Honeybuns has been operating out of a converted barn since January this year, with produce ranging from the finest Denhay butter to local honey, and jams arriving through one door and a never-ending procession of cakes, biscuits and shortbreads (there are 38 regular lines plus seasonals) departing through another.

And Matt and Emma are also discovering the pleasures of selling to a local market where good food really is appreciated.
“ We’ve taken our stuff to one or two events like the cheese festival and Dorchester Show and the response has been brilliant,” said Emma. “The takings were great, but we had such a good time ourselves.”
“ People would come up and talk to us, and say how much they liked what we were doing, and then they would come back and stock up.”
Yet she insists there is nothing magic about what they produce.

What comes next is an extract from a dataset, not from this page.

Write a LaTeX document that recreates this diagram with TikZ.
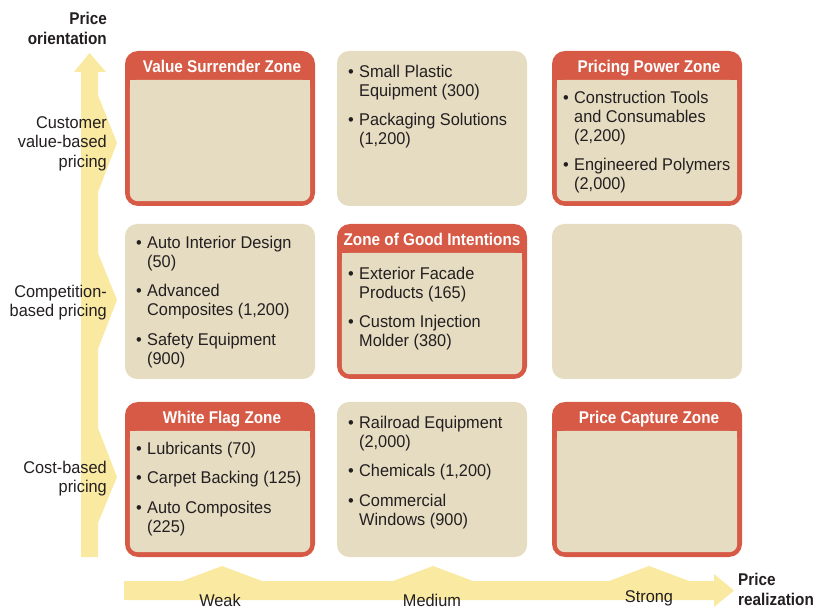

The Honeybuns technique is simple: strip a standard cake or confection down to basics and rebuild it using only the best ingredients. No shortcuts. No additives. No all-purpose confectioners’ gunge. And, unusually, no working down to a budget.

“ Most businesses will be horrified, but we have never, ever costed a product first,” said Emma. “The whole operation is quality-led, so we will make something and then charge accordingly. People will either appreciate the fact that they are getting something special and pay up, or they won’t do either.”
That may seem a radical approach to selling in a society where people won’t blink if the price of a car or fridge goes up by £100, but who will complain if they are asked to pay another tuppence for a loaf of bread.
But, says Emma: “My view is that people can buy cheap food if they want and they can buy mediocre food if they want. But they should also have the option to buy better food too.”

It is a company philosophy, Emma admits, which has cost her and Matt a few contracts, but they have no problem with that and no intention of compromising.
“ At least one of our customers has stopped buying, because he said the product was too good,” she said.
“ The problem is that these days everyone wants you to make big, cheap and nasty. We could make things for a fraction of what we do if we wanted to: we could use margarine instead of butter, add water, use a few more tricks of the trade.
“ But we don’t make rubbish, we make nice stuff. Actually, turning down business has been bit of a strengthening exercise. Either you have the resolve to plough on with your own thing or you haven’t. We have, and there is a significant and growing minority of people who appreciate what we are doing.